Poster (15W216)

Cronkhite-Canada Syndrome: A case Series in Galway University Hospital

Author(s)

Rahim Khan, G Harkin, P Maheshwari, C Lane, S K Palaniappan, V Byrnes

Introduction

Cronkhite-Canada syndrome (CCS) is a rare, sporadically occurring, non inherited disorder reported for the first time in 1955 by Leonard W. Cronkhite, Jr, and Wilma J. Canada with 2 female patients having gastrointestinal polyps, cutaneous pigmentation, alopecia, and onychodystrophy. Up to 2002 only 475 cases were reported worldwide and of that 75% are from Japan.
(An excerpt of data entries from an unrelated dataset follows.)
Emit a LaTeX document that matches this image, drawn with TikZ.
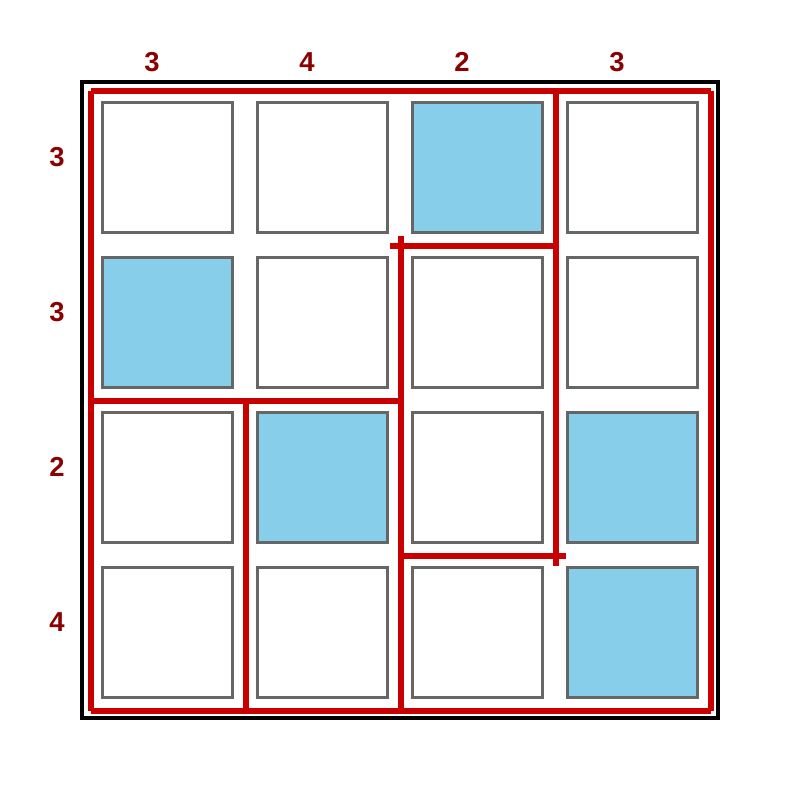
\documentclass[tikz,border=0pt]{standalone}
\usepackage{fontspec}
\setmainfont{Liberation Sans}
\usepackage{xcolor}
\definecolor{WallRed}  {RGB}{200, 0,   0}
\definecolor{LabelRed} {RGB}{139, 0,   0}
\definecolor{CellGray} {RGB}{102, 102, 102}
\definecolor{SkyFill}  {RGB}{135, 206, 235}
\usetikzlibrary{positioning}

\begin{document}
\begin{tikzpicture}[
  cell/.style={
    draw=CellGray, fill=white,
    line width=0.03cm,
    minimum size=1.30cm,
    inner sep=0pt
  },
  shaded/.style={
    cell, fill=SkyFill},
  count/.style={
    text=LabelRed,
    font=\fontsize{7.8}{9}\selectfont\bfseries},
  frame/.style={
    draw=black, line width=0.04cm},
  wall/.style={
    draw=WallRed, line width=0.06cm}
]
\useasboundingbox (0,0) rectangle (8,8);

\draw[frame] (0.82,0.82) rectangle (7.18,7.18);

% cells, row by row from the top
\node[cell]   (c11) at (1.675,6.325) {};
\node[cell]   (c12) at (3.225,6.325) {};
\node[shaded] (c13) at (4.775,6.325) {};
\node[cell]   (c14) at (6.325,6.325) {};

\node[shaded] (c21) at (1.675,4.775) {};
\node[cell]   (c22) at (3.225,4.775) {};
\node[cell]   (c23) at (4.775,4.775) {};
\node[cell]   (c24) at (6.325,4.775) {};

\node[cell]   (c31) at (1.675,3.225) {};
\node[shaded] (c32) at (3.225,3.225) {};
\node[cell]   (c33) at (4.775,3.225) {};
\node[shaded] (c34) at (6.325,3.225) {};

\node[cell]   (c41) at (1.675,1.675) {};
\node[cell]   (c42) at (3.225,1.675) {};
\node[cell]   (c43) at (4.775,1.675) {};
\node[shaded] (c44) at (6.325,1.675) {};

% column and row counts
\node[count] (col1) at (1.52,7.38) {3};
\node[count] (col2) at (3.07,7.38) {4};
\node[count] (col3) at (4.62,7.38) {2};
\node[count] (col4) at (6.17,7.38) {3};

\node[count] (row1) at (0.57,6.43) {3};
\node[count] (row2) at (0.57,4.88) {3};
\node[count] (row3) at (0.57,3.33) {2};
\node[count] (row4) at (0.57,1.78) {4};

% lattice points used by the walls
\coordinate (g00) at (0.91,7.09);
\coordinate (g30) at (5.56,7.09);
\coordinate (g40) at (7.11,7.09);
\coordinate (g21) at (4.01,5.54);
\coordinate (g31) at (5.56,5.54);
\coordinate (g02) at (0.91,3.99);
\coordinate (g12) at (2.46,3.99);
\coordinate (g22) at (4.01,3.99);
\coordinate (g23) at (4.01,2.44);
\coordinate (g33) at (5.56,2.44);
\coordinate (g04) at (0.91,0.89);
\coordinate (g14) at (2.46,0.89);
\coordinate (g24) at (4.01,0.89);
\coordinate (g44) at (7.11,0.89);

% outer walls
\draw[wall] (g00) -- (g40);
\draw[wall] (g40) -- (g44);
\draw[wall] (g04) -- (g44);
\draw[wall] (g00) -- (g04);

% inner walls
\draw[wall, shorten >=-0.1cm] (g30) -- (g33);
\draw[wall, shorten <=-0.11cm] (g21) -- (g31);
\draw[wall, shorten <=-0.1cm] (g21) -- (g24);
\draw[wall] (g02) -- (g22);
\draw[wall] (g12) -- (g14);
\draw[wall, shorten >=-0.1cm] (g23) -- (g33);

\end{tikzpicture}
\end{document}
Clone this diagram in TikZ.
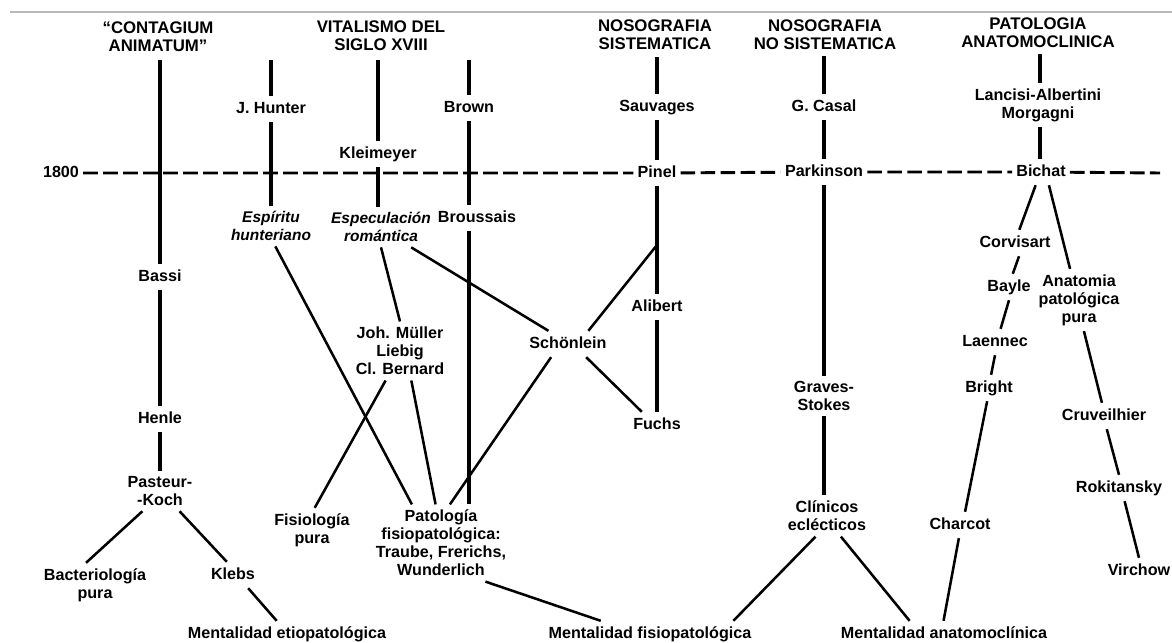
\documentclass[tikz,border=0pt]{standalone}
\usepackage{fontspec}
\setmainfont{Liberation Sans}
\newcommand\labelfont{\fontsize{12.1pt}{13.5pt}\selectfont\bfseries}
\newcommand\itfont{\fontsize{11.6pt}{13.5pt}\selectfont\bfseries\itshape}
\newcommand\headfont{\fontsize{12.6pt}{13.5pt}\selectfont\bfseries}
\tikzset{
  lbl/.style={inner xsep=3pt, inner ysep=4pt, font=\labelfont},
  one/.style={lbl, text height=9pt, text depth=2.4pt},
  multi/.style={lbl, align=center},
  hdr/.style={multi, font=\headfont},
  it/.style={font=\itfont},
  vline/.style={line width=2.4pt},
  dline/.style={line width=1.9pt},
  dash1800/.style={line width=2.2pt, dash pattern=on 11pt off 4pt}
}
\begin{document}
\begin{tikzpicture}[x=0.75pt,y=-0.75pt]
\useasboundingbox (0,0) rectangle (1172,643);
\draw[gray!55, line width=1.2pt] (10,12) -- (1172,12);
% headers
\node[hdr] (h1) at (158,37) {“CONTAGIUM\\ANIMATUM”};
\node[hdr] (h2) at (381,36) {VITALISMO DEL\\SIGLO XVIII};
\node[hdr] (h3) at (655,35) {NOSOGRAFIA\\SISTEMATICA};
\node[hdr] (h4) at (825,35) {NOSOGRAFIA\\NO SISTEMATICA};
\node[hdr] (h5) at (1038,33) {PATOLOGIA\\ANATOMOCLINICA};
\node[one] (n1800) at (61,173) {1800};
% column 1
\coordinate (c1top) at (160,60);
\node[one] (bassi) at (160,277) {Bassi};
\node[one] (henle) at (160,419) {Henle};
\node[multi] (pasteur) at (160,491) {Pasteur-\\-Koch};
\node[multi] (bact) at (95,585) {Bacteriología\\pura};
\node[one] (klebs) at (233,575) {Klebs};
\node[one] (metio) at (287,634) {Mentalidad etiopatológica};
% column 2
\coordinate (c2top) at (271,60);
\node[one] (hunter) at (271,109) {J. Hunter};
\node[multi,it] (espiritu) at (271,226) {Espíritu\\hunteriano};
% column 3
\coordinate (c3top) at (378,60);
\node[one] (kiel) at (378,154) {Kleimeyer};
\node[multi,it] (especul) at (381,227) {Especulación\\romántica};
\node[multi] (muller) at (400,351) {Joh. Müller\\Liebig\\Cl. Bernard};
\node[multi] (fisiol) at (312,530) {Fisiología\\pura};
% column 4
\coordinate (c4top) at (469,60);
\node[one] (brown) at (469,108) {Brown};
\node[one] (brouss) at (477,218) {Broussais};
\node[multi] (patol) at (441,543) {Patología\\fisiopatológica:\\Traube, Frerichs,\\Wunderlich};
\node[one] (mfisio) at (650,634) {Mentalidad fisiopatológica};
% column 5
\coordinate (c5top) at (657,57);
\node[one] (sauv) at (657,107) {Sauvages};
\node[one] (pinel) at (657,173) {Pinel};
\node[one] (alibert) at (657,307) {Alibert};
\node[one] (fuchs) at (657,425) {Fuchs};
\node[one] (schon) at (568,344) {Schönlein};
\coordinate (b5) at (657,245);
% column 6
\coordinate (c6top) at (824,56);
\node[one] (casal) at (824,107) {G. Casal};
\node[one] (parkinson) at (824,172) {Parkinson};
\node[multi] (graves) at (824,396) {Graves-\\Stokes};
\node[multi] (clinicos) at (827,516) {Clínicos\\eclécticos};
\node[one] (manat) at (944,634) {Mentalidad anatomoclínica};
% column 7
\coordinate (c7top) at (1040,54);
\node[multi] (lancisi) at (1038,105) {Lancisi-Albertini\\Morgagni};
\node[one] (bichat) at (1041,172) {Bichat};
\node[one] (corvisart) at (1015,243) {Corvisart};
\node[one] (bayle) at (1009,287) {Bayle};
\node[one] (laennec) at (995,342) {Laennec};
\node[one] (bright) at (989,388) {Bright};
\node[one] (charcot) at (960,525) {Charcot};
\node[multi] (anat) at (1079,300) {Anatomia\\patológica\\pura};
\node[one] (cruv) at (1104,416) {Cruveilhier};
\node[one] (rokit) at (1119,488) {Rokitansky};
\node[one] (virchow) at (1139,571) {Virchow};
\coordinate (dend) at (1160,173);
% 1800 line
\draw[dash1800] (n1800) -- (pinel) (pinel) -- (parkinson) (parkinson) -- (bichat) (bichat) -- (dend);
% connectors column 1
\draw[vline] (c1top) -- (bassi) (bassi) -- (henle) (henle) -- (pasteur);
\draw[dline] (pasteur.229) -- (bact.112) (pasteur.314) -- (klebs.115) (klebs.319) -- (metio.128);
% column 2
\draw[vline] (c2top) -- (hunter) (hunter) -- (espiritu);
\draw[dline] (espiritu.282) -- (patol.127);
% column 3
\draw[vline] (c3top) -- (kiel) (kiel) -- (kiel |- especul.north);
\draw[dline] (especul.south) -- (muller.north) (especul.326) -- (schon.146)
  (muller.244) -- (fisiol.83) (muller.291) -- (patol.98);
% column 4
\draw[vline] (c4top) -- (brown) (brown) -- (brown |- brouss.north)
  (brouss.south -| brown) -- (brown |- patol.north);
\draw[dline] (schon.218) -- (patol.77) (patol.319) -- (mfisio.165);
% column 5
\draw[vline] (c5top) -- (sauv) (sauv) -- (pinel) (pinel) -- (alibert) (alibert) -- (fuchs);
\draw[dline] (b5) -- (schon.33) (schon.324) -- (fuchs.139);
% column 6
\draw[vline] (c6top) -- (casal) (casal) -- (parkinson) (parkinson) -- (graves)
  (graves) -- (graves |- clinicos.north);
\draw[dline] (clinicos.241) -- (mfisio.9) (clinicos.304) -- (manat.159);
% column 7
\draw[vline] (c7top) -- (c7top |- lancisi.north) (lancisi.south -| c7top) -- (c7top |- bichat.north);
\draw[dline] (bichat.248) -- (corvisart.72) (corvisart.287) -- (bayle.74)
  (bayle.south) -- (laennec.67) (laennec.south) -- (bright.81)
  (bright.262) -- (charcot.69) (charcot.265) -- (manat.92)
  (bichat.301) -- (anat.106) (anat.279) -- (cruv.99)
  (cruv.282) -- (rokit.north) (rokit.293) -- (virchow.north);
\end{tikzpicture}
\end{document}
Diagnosis is clinical and the predominate features are weight loss, malbasorption, edema, diarrhea, nail changes, hair changes and hyper pigmentation of the skin and cataract formation associated with characteristic non-adenomatous polyps. The management is usually supportive as replacement of the electrolytes orally or intravenously, food supplement for malnutrition, steroids for the inflammation of the gut, occasionally surgery for the intestinal obstruction.

Results

Case Reports Case 1: A 48 year old man presented with symptoms of malabsorption, Carpo-pedal spasms, and diarrhoea and weight loss of 16 kg in 2 months. He developed nail changes 3 months ago. Also noticed was thinning of hairs and tendency to fall. Spasms mainly in the thumb and index fingers. No significant background history apart from 30 pack years smoking history. On examination she has bilateral pitting pedal oedema, positive trousseaus sign onychoschizia, hyper-pigmented spots on skin. Blood tests were normal apart from hypocalcaemia, Phosphate 1.0. PTH of 121. GI endoscopy showed diffuse polyposis throughout his GI tract confirmed as non-adenomatous polyposis on histology consistent with CCS. He was being followed up in the hospital regularly for electrolytes replacement and after two years he was admitted with overwhelming sepsis and significant electrolytes imbalance which he could not survive eventually. Case 2: A 45 year old Spanish lady who presented with intermittent loose stools 4-6 per day and anaemia. She had right hemicolectomy for bowel cancer at the age 29 years, carpal tunnel syndrome, cervical glandular intraepithelial neoplasia, and multiple polyps on previous colonoscopies. Multiple upper and lower GI endoscopies revealed hyperplastic and inflammatory polyps consistent with the diagnosis of CCS. She is being followed up regularly in GI outpatients.

Conclusions

CCS is very rare disorder but there are cases present, one need to be vigilant while investigating for weight loss, malabsorption and skin changes. In our cases, first case has classical features of CCS and the second case had bowel cancer at an early age but common feature in both the cases was malabsorption.